Shakespeare in the John Johnson Collection for scholars and dilettantes

The Bard immortalized in ephemera

Such is Shakespeare’s fame, that he has, inevitably, permeated the culture of our land. Quotations and misquotations from his works pepper advertisements from cosmetics to shoe polish, artificial teeth to linen mesh underwear. The Bard lent a certain gravitas.

Keen's mustard detail
Food 7 (38b) detail
Keen's mustard ad
Food 7 (38b)

Shakespeare’s portrait graced match boxes and cigar labels, and advertisements for (among others) soap, patent medicines, mustard & candles. In her excellent work Portraits of Shakespeare (Oxford, Bodleian Library, 2015) Katherine Duncan-Jones situates these humble ephemera as derivative of the Droeshout engraving or the Chandos portrait.

Shakespeare: Great English writers on candles
Oil and Candles 1 (57)

 

Shakespeare cigar lights
Labels 12 (43c)

 

Pears soap ad showing Shakespeare
Soap 7 (14)

 

 

 

Cellular cloth and clothing catalogue showing Shakespeare collar, 1892
Oxford Trade Pamphlets (7) p. 13

 

 

 

 

 

 

A women’s clothing company (The Shakespeare Manufacturing Company of  Manchester) took his name and a collar was called after Shakespeare.

Inevitably, many circulating libraries and bookshops bore his name or his portrait on their trade card.

Clubb & Greening trade card with Shakespeare portrait
Booktrade Trade Cards 4

 

 

 

 

Hodgson's New Characters in The Tempest Miniature Theatre sheet, 1823
Hodgson’s New Characters in The Tempest Miniature Theatre sheet, 1823

In our ProQuest project (free within the UK), in addition to advertisements, there are sheet music covers, minature theatre sheets, popular and humorous prints, scraps and prospectuses.
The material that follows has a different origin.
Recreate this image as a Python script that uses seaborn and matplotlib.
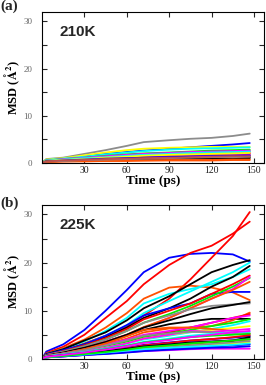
import numpy as np
import pandas as pd
import matplotlib
matplotlib.use('Agg')
import matplotlib.pyplot as plt
from matplotlib.ticker import MultipleLocator
import seaborn as sns

# time grid (ps)
t = [0, 3, 15, 30, 45, 60, 72, 90, 105, 120, 135, 147]

# grace-like colours
BLACK, RED, GREEN, BLUE = '#000000', '#ff0000', '#00ee00', '#0000ff'
YELLOW, GRAY, CYAN, MAGENTA = '#ffff00', '#8c8c8c', '#00ffff', '#ff00ff'
ORANGE, VIOLET, BROWN = '#ff5000', '#9400d3', '#c0504d'

# ---- 210K curves ----
colors_210 = [GRAY, BLUE, YELLOW, CYAN, GREEN, GREEN, MAGENTA, MAGENTA, RED, RED,
              VIOLET, CYAN, YELLOW, BLUE, BLACK, BLACK, ORANGE, ORANGE, GRAY, BROWN]
msd_210 = [
    [0, 0.8, 1.1, 1.9, 2.7, 3.6, 4.4, 4.8, 5.1, 5.3, 5.7, 6.2],
    [0, 0.6, 0.9, 1.4, 1.9, 2.3, 2.6, 3.0, 3.3, 3.6, 3.9, 4.2],
    [0, 0.7, 1.0, 1.6, 2.2, 2.7, 3.0, 3.2, 3.3, 3.4, 3.4, 3.4],
    [0, 0.6, 0.9, 1.3, 1.8, 2.2, 2.5, 2.8, 3.0, 3.1, 3.2, 3.3],
    [0, 0.5, 0.8, 1.1, 1.5, 1.8, 2.0, 2.2, 2.4, 2.6, 2.7, 2.8],
    [0, 0.5, 0.7, 1.0, 1.3, 1.6, 1.8, 2.0, 2.2, 2.3, 2.4, 2.5],
    [0, 0.5, 0.8, 1.1, 1.4, 1.7, 1.9, 2.1, 2.3, 2.4, 2.5, 2.6],
    [0, 0.4, 0.6, 0.9, 1.2, 1.4, 1.6, 1.8, 1.9, 2.0, 2.1, 2.2],
    [0, 0.4, 0.6, 0.9, 1.1, 1.3, 1.5, 1.6, 1.7, 1.8, 1.9, 2.0],
    [0, 0.4, 0.5, 0.7, 0.9, 1.1, 1.2, 1.3, 1.4, 1.5, 1.6, 1.6],
    [0, 0.4, 0.6, 0.8, 1.0, 1.2, 1.3, 1.4, 1.5, 1.6, 1.7, 1.8],
    [0, 0.5, 0.7, 1.0, 1.2, 1.5, 1.7, 1.9, 2.1, 2.2, 2.3, 2.4],
    [0, 0.4, 0.6, 0.8, 1.1, 1.3, 1.5, 1.7, 1.8, 1.9, 2.0, 2.1],
    [0, 0.3, 0.5, 0.7, 0.9, 1.0, 1.1, 1.2, 1.3, 1.4, 1.4, 1.5],
    [0, 0.3, 0.4, 0.5, 0.7, 0.8, 0.9, 1.0, 1.0, 1.1, 1.1, 1.2],
    [0, 0.3, 0.4, 0.5, 0.6, 0.7, 0.8, 0.8, 0.9, 0.9, 1.0, 1.0],
    [0, 0.2, 0.3, 0.4, 0.4, 0.5, 0.5, 0.6, 0.6, 0.6, 0.7, 0.7],
    [0, 0.2, 0.3, 0.3, 0.4, 0.4, 0.5, 0.5, 0.5, 0.5, 0.6, 0.6],
    [0, 0.3, 0.4, 0.6, 0.7, 0.8, 0.9, 1.0, 1.1, 1.2, 1.2, 1.3],
    [0, 0.3, 0.5, 0.6, 0.8, 0.9, 1.0, 1.1, 1.2, 1.3, 1.4, 1.4],
]

# ---- 225K curves ----
colors_225 = [BLUE, RED, RED, ORANGE, CYAN, CYAN, BLACK, BLACK, BLUE, RED,
              GREEN, MAGENTA, ORANGE, GRAY, BLACK, BLACK, ORANGE, RED, MAGENTA, GREEN,
              CYAN, YELLOW, ORANGE, MAGENTA, GRAY, CYAN, GREEN, BLUE, RED, MAGENTA,
              ORANGE, YELLOW, GRAY, BLUE, MAGENTA, BLUE, BLACK, CYAN, GREEN, MAGENTA]
msd_225 = [
    [0, 1.5, 3.0, 6.0, 10.0, 14.3, 18.0, 21.0, 21.8, 22.0, 21.7, 20.2],
    [0, 1.2, 2.5, 5.0, 8.5, 12.0, 15.5, 19.5, 22.0, 23.5, 26.0, 28.5],
    [0, 0.8, 1.8, 3.2, 4.8, 6.8, 9.0, 12.5, 16.5, 21.0, 25.5, 30.5],
    [0, 1.0, 2.2, 4.0, 6.5, 9.5, 12.5, 14.8, 15.2, 14.8, 13.8, 12.2],
    [0, 1.0, 2.0, 3.6, 5.8, 8.5, 11.5, 13.5, 14.5, 15.5, 17.0, 18.6],
    [0, 0.8, 1.6, 3.0, 4.8, 7.0, 9.5, 12.0, 14.0, 16.0, 18.0, 20.0],
    [0, 1.0, 2.0, 3.8, 5.5, 8.0, 10.5, 13.0, 15.5, 18.0, 19.5, 20.5],
    [0, 0.8, 1.6, 3.0, 4.5, 6.5, 8.5, 10.5, 12.5, 15.0, 17.0, 19.3],
    [0, 0.9, 1.8, 3.0, 4.8, 7.0, 9.0, 10.5, 11.5, 13.5, 13.9, 13.9],
    [0, 0.8, 1.6, 2.8, 4.3, 6.2, 8.2, 10.0, 11.5, 13.5, 15.5, 17.3],
    [0, 0.7, 1.4, 2.6, 4.0, 5.8, 7.5, 9.3, 11.0, 13.0, 15.0, 16.8],
    [0, 0.7, 1.4, 2.4, 3.6, 5.0, 6.5, 8.5, 10.5, 12.5, 14.5, 17.0],
    [0, 0.7, 1.3, 2.3, 3.5, 5.0, 6.6, 8.5, 10.5, 12.5, 14.3, 16.0],
    [0, 0.8, 1.5, 2.6, 4.0, 5.8, 7.5, 9.0, 10.3, 11.0, 11.3, 11.5],
    [0, 0.7, 1.3, 2.3, 3.5, 5.0, 6.5, 8.0, 9.3, 10.5, 11.2, 11.8],
    [0, 0.6, 1.2, 2.2, 3.3, 4.8, 6.0, 7.2, 7.8, 8.3, 8.3, 8.3],
    [0, 0.6, 1.1, 2.0, 3.0, 4.2, 5.5, 6.3, 6.5, 6.8, 8.0, 9.6],
    [0, 0.5, 1.0, 1.8, 2.8, 3.8, 4.8, 5.5, 6.5, 7.5, 8.5, 9.3],
    [0, 0.6, 1.1, 1.9, 2.9, 4.0, 5.0, 5.8, 6.5, 7.5, 8.5, 9.0],
    [0, 0.5, 0.9, 1.6, 2.5, 3.5, 4.5, 5.3, 6.0, 6.8, 7.5, 8.2],
    [0, 0.5, 0.9, 1.5, 2.3, 3.2, 4.0, 4.8, 5.5, 6.2, 7.0, 7.8],
    [0, 0.5, 0.9, 1.5, 2.3, 3.2, 4.2, 5.0, 5.6, 6.0, 6.4, 6.8],
    [0, 0.6, 1.1, 2.0, 3.2, 4.7, 6.0, 6.5, 6.5, 6.2, 5.8, 5.3],
    [0, 0.5, 0.9, 1.5, 2.3, 3.2, 4.2, 5.0, 5.8, 5.6, 5.9, 6.2],
    [0, 0.6, 1.1, 1.8, 2.8, 3.8, 4.8, 5.3, 5.6, 5.5, 5.2, 5.0],
    [0, 0.5, 0.9, 1.4, 2.1, 2.8, 3.5, 4.2, 4.8, 5.2, 5.5, 5.6],
    [0, 0.4, 0.8, 1.3, 2.0, 2.7, 3.4, 4.0, 4.5, 4.8, 5.0, 5.2],
    [0, 0.4, 0.8, 1.2, 1.7, 2.3, 2.9, 3.4, 3.8, 4.1, 4.4, 4.7],
    [0, 0.4, 0.7, 1.1, 1.6, 2.2, 2.8, 3.3, 3.8, 4.1, 4.5, 4.9],
    [0, 0.4, 0.7, 1.1, 1.6, 2.1, 2.6, 3.0, 3.4, 3.6, 3.9, 4.2],
    [0, 0.3, 0.6, 1.0, 1.4, 1.8, 2.3, 2.7, 3.1, 3.4, 3.7, 4.0],
    [0, 0.3, 0.6, 0.9, 1.3, 1.7, 2.1, 2.4, 2.7, 3.0, 3.2, 3.5],
    [0, 0.3, 0.6, 0.9, 1.2, 1.6, 2.0, 2.4, 2.8, 3.1, 3.4, 3.7],
    [0, 0.3, 0.5, 0.8, 1.1, 1.4, 1.7, 2.0, 2.3, 2.5, 2.8, 3.0],
    [0, 0.3, 0.5, 0.8, 1.1, 1.4, 1.6, 1.8, 2.0, 2.1, 2.1, 2.1],
    [0, 0.3, 0.5, 0.8, 1.0, 1.3, 1.6, 1.9, 2.1, 2.3, 2.4, 2.6],
    [0, 0.4, 0.7, 1.1, 1.6, 2.1, 2.6, 3.0, 3.4, 3.6, 3.8, 4.5],
    [0, 0.3, 0.6, 0.9, 1.3, 1.7, 2.0, 2.3, 2.5, 2.7, 2.9, 3.2],
    [0, 0.3, 0.6, 1.0, 1.4, 1.9, 2.4, 2.8, 3.2, 3.5, 3.8, 4.1],
    [0, 0.4, 0.8, 1.3, 1.9, 2.6, 3.3, 3.9, 4.5, 5.0, 5.5, 5.8],
]

sns.set_style('ticks')
plt.rcParams['font.family'] = ['Liberation Serif', 'DejaVu Serif']
plt.rcParams['mathtext.fontset'] = 'stix'

fig = plt.figure(figsize=(2.66, 3.85), dpi=100)
ax_a = fig.add_axes([0.158, 0.577, 0.834, 0.392])
ax_b = fig.add_axes([0.158, 0.068, 0.834, 0.400])


def draw_panel(ax, curves, colors, temp_label):
    for vals, c in zip(curves, colors):
        sns.lineplot(x=t, y=vals, color=c, lw=1.3, ax=ax)
    ax.set_xlim(0, 157)
    ax.set_ylim(0, 32)
    ax.set_xticks([30, 60, 90, 120, 150])
    ax.set_yticks([0, 10, 20, 30])
    ax.yaxis.set_minor_locator(MultipleLocator(5))
    ax.tick_params(which='both', direction='in', top=True, right=True,
                   length=3.5, width=0.8)
    ax.tick_params(axis='x', labelsize=7, labelcolor='#222222', pad=2)
    ax.tick_params(axis='y', labelsize=6.5, labelcolor='#666666', pad=7)
    for s in ax.spines.values():
        s.set_linewidth(0.8)
        s.set_color('black')
    ax.set_xlabel('Time (ps)', fontsize=9.5, fontweight='bold', labelpad=0, color='black')
    ax.set_ylabel(r'MSD ($\mathbf{\AA^2}$)', fontsize=9, fontweight='bold', labelpad=1,
                  color='black')
    ax.text(0.077, 0.915, temp_label, transform=ax.transAxes, va='top', ha='left',
            fontsize=11, fontweight='bold', family=['Liberation Sans', 'DejaVu Sans'])


draw_panel(ax_a, msd_210, colors_210, '210K')
draw_panel(ax_b, msd_225, colors_225, '225K')

fig.text(0.0, 1.0, '(a)', va='top', ha='left', fontsize=11, fontweight='bold')
fig.text(0.0, 0.49, '(b)', va='top', ha='left', fontsize=11, fontweight='bold')

plt.savefig('out.png', dpi=100)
However, the major corpus of Shakespeare-related ephemera in the John Johnson Collection is theatrical, with over 2,000 playbills and programmes from London and provincial theatres fully indexed and digitised on our ProQuest site with some playbills from the end of the 18th century on DigitalBodleian.  These playbills constitute a major scholarly resource.

Mrs SIddons in Macbeth, April 14 1812
London Playbills Covent Garden vol. 1811-1812 (159), with Sarah Siddons as Lady Macbeth

Not only can researchers find details of which plays were performed, when and in which venue, but also who performed them, in whose edition and in what context. As all performers are indexed, scholars can find Sarah Siddons in Macbeth, John Kemble in Coriolanus, Edmund Kean in Richard III.

The couplings of Shakespeare tragedies with somewhat lighter works are alien to our current theatre-going practices and reveal much about the nature of an evening’s entertainment expected by Georgians, Victorians and Edwardians.  Inserted into these long evenings were songs, dances, ballets, burlettas, masquerades, etc.  Musicologists can search for specific pieces or composers of incidental music or discrete works.

In addition to resources available electronically, there are eight boxes and three folders of ephemera and secondary material relating to the Bard, including undigitised prospectuses of Shakespeare editions. The Shakespeare index is online.